Set task:
Copy out the listing that follows, exactly, without its pictures.

Information provided:
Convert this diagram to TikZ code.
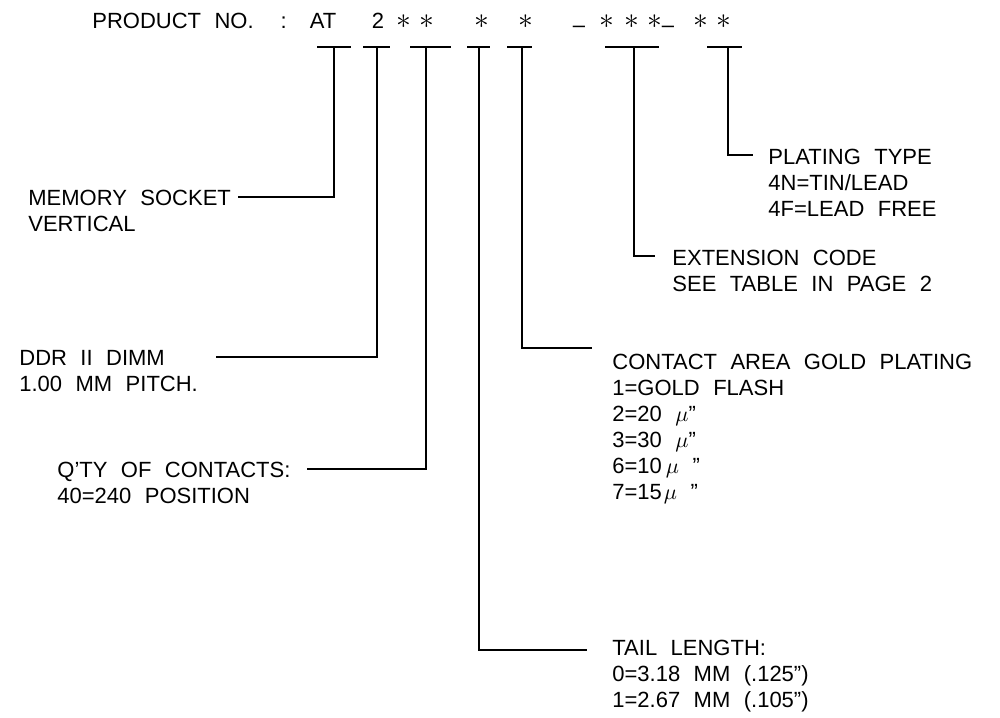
\documentclass[tikz,border=0pt]{standalone}
\usepackage{fontspec}
\setmainfont{Liberation Sans}[WordSpace=2.2]
\begin{document}
\begin{tikzpicture}[x=0.5pt, y=-0.5pt,
  font=\fontsize{11}{13}\selectfont,
  lbl/.style={anchor=north west, inner sep=0pt, align=left},
  code/.style={anchor=base, inner sep=0pt},
  lead/.style={line width=0.6pt}]
\useasboundingbox (0,0) rectangle (1000,717);
% part number
\node[lbl] (title) at (92,13) {PRODUCT NO.\ \ :};
\node[code] (cAT) at (323,28.75) {AT};
\node[code] (c2) at (378,28.75) {2};
\foreach \x/\n in {404/s1, 427/s2, 482/s3, 526/s4, 607/s5, 632/s6, 655/s7, 701/s8, 724/s9}
  \node[code] (\n) at (\x,28.75) {\scalebox{1.35}{$\ast$}};
\foreach \x/\n in {579/d1, 668/d2}
  \node[code] (\n) at (\x,28.75) {\raisebox{-0.15em}{\textendash}};
% bars under the code
\foreach \n/\s/\l/\r in {bAT/334/317/351, b2/377/363/390, bQ/426/410/451,
    bT/479/467/490, bG/522/507/532, bE/634/605/659, bP/728/707/742} {
  \coordinate (\n) at (\s,47);
  \draw[lead] (\l,47) -- (\r,47);
}
% labels
\node[lbl] (mem) at (28,190) {MEMORY SOCKET\\VERTICAL};
\node[lbl] (ddr) at (19,350) {DDR II DIMM\\1.00 MM PITCH.};
\node[lbl] (qty) at (57,462) {Q’TY OF CONTACTS:\\40=240 POSITION};
\node[lbl] (plat) at (768,149) {PLATING TYPE\\4N=TIN/LEAD\\4F=LEAD FREE};
\node[lbl] (ext) at (672,250) {EXTENSION CODE\\SEE TABLE IN PAGE 2};
\node[lbl] (gold) at (612,354) {CONTACT AREA GOLD PLATING\\1=GOLD FLASH\\
  2=20 $\mu$”\\3=30 $\mu$”\\6=10\kern2pt$\mu$\ ”\\7=15\kern1pt$\mu$\ ”};
\node[lbl] (tail) at (612,640) {TAIL LENGTH:\\0=3.18 MM (.125”)\\1=2.67 MM (.105”)};
% leader ends
\coordinate (memEnd) at (238,197);
\coordinate (ddrEnd) at (216,357);
\coordinate (qtyEnd) at (307,469);
\coordinate (tailEnd) at (587,650);
\coordinate (goldEnd) at (592,348);
\coordinate (extEnd) at (655,256);
\coordinate (platEnd) at (753,155);
\draw[lead] (bAT) |- (memEnd);
\draw[lead] (b2) |- (ddrEnd);
\draw[lead] (bQ) |- (qtyEnd);
\draw[lead] (bT) |- (tailEnd);
\draw[lead] (bG) |- (goldEnd);
\draw[lead] (bE) |- (extEnd);
\draw[lead] (bP) |- (platEnd);
\end{tikzpicture}
\end{document}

The completed task:
Convert this diagram to TikZ code.
\documentclass[tikz,border=0pt]{standalone}
\usepackage{fontspec}
\setmainfont{Liberation Sans}[WordSpace=2.2]
\begin{document}
\begin{tikzpicture}[x=0.5pt, y=-0.5pt,
  font=\fontsize{11}{13}\selectfont,
  lbl/.style={anchor=north west, inner sep=0pt, align=left},
  code/.style={anchor=base, inner sep=0pt},
  lead/.style={line width=0.6pt}]
\useasboundingbox (0,0) rectangle (1000,717);
% part number
\node[lbl] (title) at (92,13) {PRODUCT NO.\ \ :};
\node[code] (cAT) at (323,28.75) {AT};
\node[code] (c2) at (378,28.75) {2};
\foreach \x/\n in {404/s1, 427/s2, 482/s3, 526/s4, 607/s5, 632/s6, 655/s7, 701/s8, 724/s9}
  \node[code] (\n) at (\x,28.75) {\scalebox{1.35}{$\ast$}};
\foreach \x/\n in {579/d1, 668/d2}
  \node[code] (\n) at (\x,28.75) {\raisebox{-0.15em}{\textendash}};
% bars under the code
\foreach \n/\s/\l/\r in {bAT/334/317/351, b2/377/363/390, bQ/426/410/451,
    bT/479/467/490, bG/522/507/532, bE/634/605/659, bP/728/707/742} {
  \coordinate (\n) at (\s,47);
  \draw[lead] (\l,47) -- (\r,47);
}
% labels
\node[lbl] (mem) at (28,190) {MEMORY SOCKET\\VERTICAL};
\node[lbl] (ddr) at (19,350) {DDR II DIMM\\1.00 MM PITCH.};
\node[lbl] (qty) at (57,462) {Q’TY OF CONTACTS:\\40=240 POSITION};
\node[lbl] (plat) at (768,149) {PLATING TYPE\\4N=TIN/LEAD\\4F=LEAD FREE};
\node[lbl] (ext) at (672,250) {EXTENSION CODE\\SEE TABLE IN PAGE 2};
\node[lbl] (gold) at (612,354) {CONTACT AREA GOLD PLATING\\1=GOLD FLASH\\
  2=20 $\mu$”\\3=30 $\mu$”\\6=10\kern2pt$\mu$\ ”\\7=15\kern1pt$\mu$\ ”};
\node[lbl] (tail) at (612,640) {TAIL LENGTH:\\0=3.18 MM (.125”)\\1=2.67 MM (.105”)};
% leader ends
\coordinate (memEnd) at (238,197);
\coordinate (ddrEnd) at (216,357);
\coordinate (qtyEnd) at (307,469);
\coordinate (tailEnd) at (587,650);
\coordinate (goldEnd) at (592,348);
\coordinate (extEnd) at (655,256);
\coordinate (platEnd) at (753,155);
\draw[lead] (bAT) |- (memEnd);
\draw[lead] (b2) |- (ddrEnd);
\draw[lead] (bQ) |- (qtyEnd);
\draw[lead] (bT) |- (tailEnd);
\draw[lead] (bG) |- (goldEnd);
\draw[lead] (bE) |- (extEnd);
\draw[lead] (bP) |- (platEnd);
\end{tikzpicture}
\end{document}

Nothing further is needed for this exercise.